Why do we do this? In brief, it’s that usual good ol’ mixture of trying to keep control of how we like things to be, spending too much time comparing ourselves with others, and taking too much note of what others, especially the media is telling us is the ‘norm’. And of course a thoroughly good natural sense of wanting a home to be a nice, safe, pleasant environment. Brilliant. Many women are so gifted at that, and that’s to be celebrated.
But what I’m concerned about is the degree to which modern advertising and magazines have made the home a place of perfect cleanliness, unclutteredness and simplicity. Now stop for a minute. Do you think that’s been dreamt up by children, or by perfectionist child-free singletons in their 20s? Certainly not by mothers with a job, 3 children and a husband who’s been trained to put his pants in the wash and that’s about it…..

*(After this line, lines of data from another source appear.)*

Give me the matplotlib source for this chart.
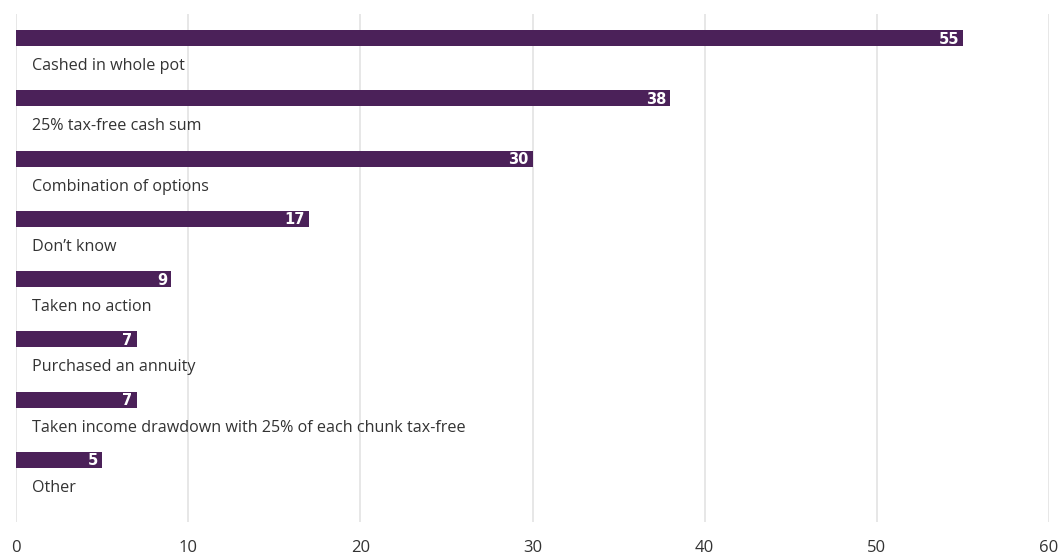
import matplotlib
matplotlib.use("Agg")
import matplotlib.pyplot as plt

categories = [
    "Cashed in whole pot",
    "25% tax-free cash sum",
    "Combination of options",
    "Don\u2019t know",
    "Taken no action",
    "Purchased an annuity",
    "Taken income drawdown with 25% of each chunk tax-free",
    "Other",
]
values = [55, 38, 30, 17, 9, 7, 7, 5]
xticks = [0, 10, 20, 30, 40, 50, 60]

bar_color = "#4b2159"
text_color = "#333333"
grid_color = "#e3e3e3"

plt.rcParams["font.family"] = ["Open Sans", "DejaVu Sans"]

fig = plt.figure(figsize=(10.59, 5.56), dpi=100)
ax = fig.add_axes([16 / 1059, 34 / 556, 1033 / 1059, 508 / 556])

ypos = list(range(len(categories)))
ax.barh(ypos, values, height=0.265, color=bar_color, zorder=2)

for y, name, v in zip(ypos, categories, values):
    ax.annotate(name, xy=(0, y), xytext=(16, -28), textcoords="offset pixels",
                ha="left", va="center", fontsize=11.6, color=text_color)
    # value inside the bar end
    ax.annotate(str(v), xy=(v, y), xytext=(-4, -1), textcoords="offset pixels",
                ha="right", va="center", fontsize=10.5, fontweight="bold",
                family=["DejaVu Sans"], color="white", zorder=3)

ax.set_xlim(0, 60)
ax.set_ylim(8.03, -0.4)
ax.set_xticks(xticks)
ax.set_yticks([])
ax.grid(axis="x", color=grid_color, linewidth=1.2, zorder=0)
ax.tick_params(axis="x", length=0, pad=13, labelsize=12, labelcolor=text_color)
for s in ax.spines.values():
    s.set_visible(False)

fig.savefig("out.png", dpi=100)
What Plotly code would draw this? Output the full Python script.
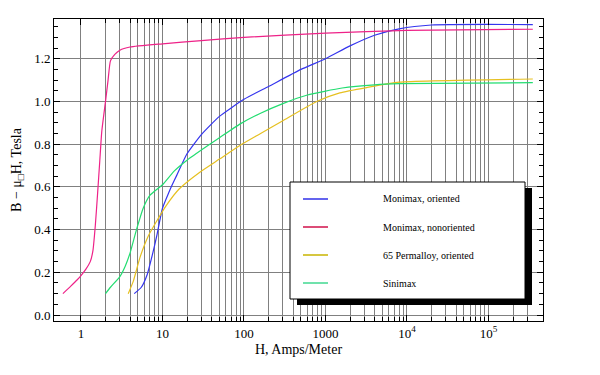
import plotly.graph_objects as go

# ---- data ----
names = ["Monimax, oriented", "Monimax, nonoriented", "65 Permalloy, oriented", "Sinimax"]

h_monimax_or = [4.5, 5.5, 6.5, 7.5, 8.5, 10, 12, 13, 15, 20, 30, 50, 100, 200, 500, 1000, 2000, 4000, 8000, 20000, 350000]
b_monimax_or = [0.10, 0.13, 0.19, 0.28, 0.37, 0.50, 0.575, 0.605, 0.655, 0.755, 0.845, 0.93, 1.01, 1.07, 1.15, 1.20, 1.26, 1.31, 1.34, 1.358, 1.36]

h_monimax_non = [0.6, 0.75, 0.9, 1.0, 1.15, 1.3, 1.4, 1.5, 1.6, 1.7, 1.8, 2.0, 2.15, 2.3, 2.6, 3.0, 4.0, 10, 30, 100, 1000, 10000, 350000]
b_monimax_non = [0.10, 0.135, 0.165, 0.185, 0.215, 0.25, 0.30, 0.42, 0.57, 0.72, 0.86, 1.00, 1.10, 1.19, 1.22, 1.24, 1.255, 1.27, 1.285, 1.30, 1.32, 1.333, 1.338]

h_permalloy = [3.8, 4.4, 5.3, 6.7, 8.5, 11, 16, 29, 50, 90, 160, 300, 780, 1500, 3200, 8000, 350000]
b_permalloy = [0.10, 0.16, 0.27, 0.37, 0.44, 0.51, 0.59, 0.67, 0.73, 0.795, 0.85, 0.91, 1.00, 1.04, 1.065, 1.09, 1.105]

h_sinimax = [2.0, 2.3, 3.0, 3.5, 4.0, 4.8, 5.8, 7.0, 10, 14, 20, 35, 50, 90, 160, 300, 600, 1600, 4000, 8000, 350000]
b_sinimax = [0.10, 0.13, 0.18, 0.23, 0.29, 0.40, 0.50, 0.56, 0.61, 0.675, 0.725, 0.79, 0.83, 0.895, 0.945, 0.99, 1.03, 1.063, 1.078, 1.083, 1.088]

x_tick_vals = [1, 10, 100, 1000, 10000, 100000]
x_tick_text = ["1", "10", "100", "1000", "10<sup>4</sup>", "10<sup>5</sup>"]
x_minor_vals = [m * 10 ** k for k in range(0, 6) for m in range(2, 10) if m * 10 ** k <= 300000]

curve_colors = ["#3535ee", "#ee2288", "#e6c020", "#22dd70"]
legend_colors = ["#3030e8", "#d0104a", "#c8b400", "#40d890"]

series = [
    (h_monimax_or, b_monimax_or),
    (h_monimax_non, b_monimax_non),
    (h_permalloy, b_permalloy),
    (h_sinimax, b_sinimax),
]

FONT = "Liberation Serif"

fig = go.Figure()
for (hx, by), name, col in zip(series, names, curve_colors):
    fig.add_trace(go.Scatter(x=hx, y=by, mode="lines", name=name,
                             line=dict(color=col, width=1.2, shape="spline", smoothing=0.5),
                             showlegend=False))

# ---- manual legend (box with drop shadow) ----
def px_x(p):
    return (p - 54) / 489.0

def px_y(p):
    return (321 - p) / 302.0

shapes = [
    dict(type="rect", xref="paper", yref="paper", x0=px_x(297), x1=px_x(532), y0=px_y(305), y1=px_y(188),
         fillcolor="black", line=dict(width=0), layer="above"),
    dict(type="rect", xref="paper", yref="paper", x0=px_x(290), x1=px_x(525), y0=px_y(299), y1=px_y(182),
         fillcolor="white", line=dict(color="black", width=1), layer="above"),
]
annotations = []
for i, (name, col) in enumerate(zip(names, legend_colors)):
    yy = 199 + 28 * i
    shapes.append(dict(type="line", xref="paper", yref="paper", x0=px_x(303), x1=px_x(328),
                       y0=px_y(yy), y1=px_y(yy), line=dict(color=col, width=1.5), layer="above"))
    annotations.append(dict(xref="paper", yref="paper", x=px_x(381), y=px_y(yy), text=name,
                            showarrow=False, xanchor="left", yanchor="middle",
                            font=dict(family=FONT, size=10, color="black")))

fig.update_layout(
    width=600, height=375,
    margin=dict(l=54, r=57, t=19, b=54),
    paper_bgcolor="white", plot_bgcolor="white",
    font=dict(family=FONT, size=13, color="black"),
    shapes=shapes, annotations=annotations,
    showlegend=False,
)
fig.update_xaxes(
    type="log", range=[-0.331, 5.669], automargin=False,
    tickvals=x_tick_vals, ticktext=x_tick_text,
    showgrid=True, gridcolor="#808080", gridwidth=1,
    ticks="inside", ticklen=6, tickcolor="black",
    showline=True, linecolor="black", linewidth=1, mirror="allticks",
    minor=dict(tickvals=x_minor_vals, showgrid=True, gridcolor="#808080", gridwidth=1,
               ticks="inside", ticklen=4, tickcolor="black"),
    title=dict(text="H, Amps/Meter", font=dict(family=FONT, size=14), standoff=4),
    tickfont=dict(family=FONT, size=13),
    zeroline=False,
)
fig.update_yaxes(
    range=[-0.028, 1.386], automargin=False,
    tick0=0, dtick=0.2, tickformat=".1f",
    showgrid=True, gridcolor="#808080", gridwidth=1,
    ticks="inside", ticklen=6, tickcolor="black",
    showline=True, linecolor="black", linewidth=1, mirror="allticks",
    minor=dict(dtick=0.05, tick0=0, ticks="inside", ticklen=4, tickcolor="black", showgrid=False),
    title=dict(text="B − μ<sub>□</sub>H, Tesla", font=dict(family=FONT, size=14), standoff=9),
    tickfont=dict(family=FONT, size=13),
    zeroline=False,
)

fig.write_html("out.html", config={"displayModeBar": False},
               post_script="document.body.style.margin='0';")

Yes, of course, its important for children to live in a clean (enough) home, with a sense of order and a place for things and, if possible, beauty. I love a home that is clean and attractive. But I’ve realised over the years that striving and stressing, yes, stressing to make it such a spotless place can be done to such a degree that children feel it’s a not a home where they can just ‘be’. A place where they can feel free to be creative with their toys and spread them throughout the home as their imagination rules. Like below:
Of late, I’ve decided to let my 5 (now 6) yr old’s road or train set, or my 8 yr olds incredible brick creations stay around for that bit longer than I’d really like as I know how precious to them it is. Now, you’ve got to realise that we don’t have a big house, and you walk straight into our living room from a small porch off the driveway. It’s the room where I chill out in the evening, or, now they’re at school, for an hour in the school day. I like the room to be clear of clutter for that. The problem is it’s the only decent size room where my boy can spread out his trains, apart from his bedroom. And so it stays, at least for a week.
And then there’s the time when you’ve got guests coming over. Oh heck. Does that bring out the Mrs Tiggywinkle in us all! In that in the hour before people come round or to stay, I used to be so stressed about getting the place looking just right, that I’d driven all fun out of expectant guests from my family. Snapping at my toddler because he’s made a mess of the floor I’ve just swept is not his idea of a good time. Or my husband’s.
Here’s my challenge. Next time your Little Mess Monster makes a stunning display with his lego that you have to climb over to get to your TV remote, try and leave it there for at least 24 hrs longer than you’d like. You’re giving them the message that this is their home as much as yours and that you value what they’ve added to the home environment.
Also, next time you have someone coming over, try NOT to get the house looking perfect. Why? Because you’ll be doing both them and yourself a service. Your family will most likely be more relaxed and refreshed when they arrive. And they will probably feel the place feels so much more ‘homely’, so much more an expression of you and your family, and won’t go home feeling like their home needs a major make-over.
I like to call it a conspiracy of messiness. Or maybe more accurately, a conspiracy of not making everything perfect.
Of course, if you just love making a place beautiful for guests, it’s a gift you have, then great, go for it. I love being in homes that exude beauty and light. After all, how people respond to your inviting, welcoming house is their responsibility, not yours. Thankfully, I now have a much healthier response and chose not to compare myself on my return!
But for those of us for whom home making isn’t the very top of their priorities or gifting, or who have children under the age of five, ask yourself how much of striving for the best, takes away the good in your family life? It’s worth asking.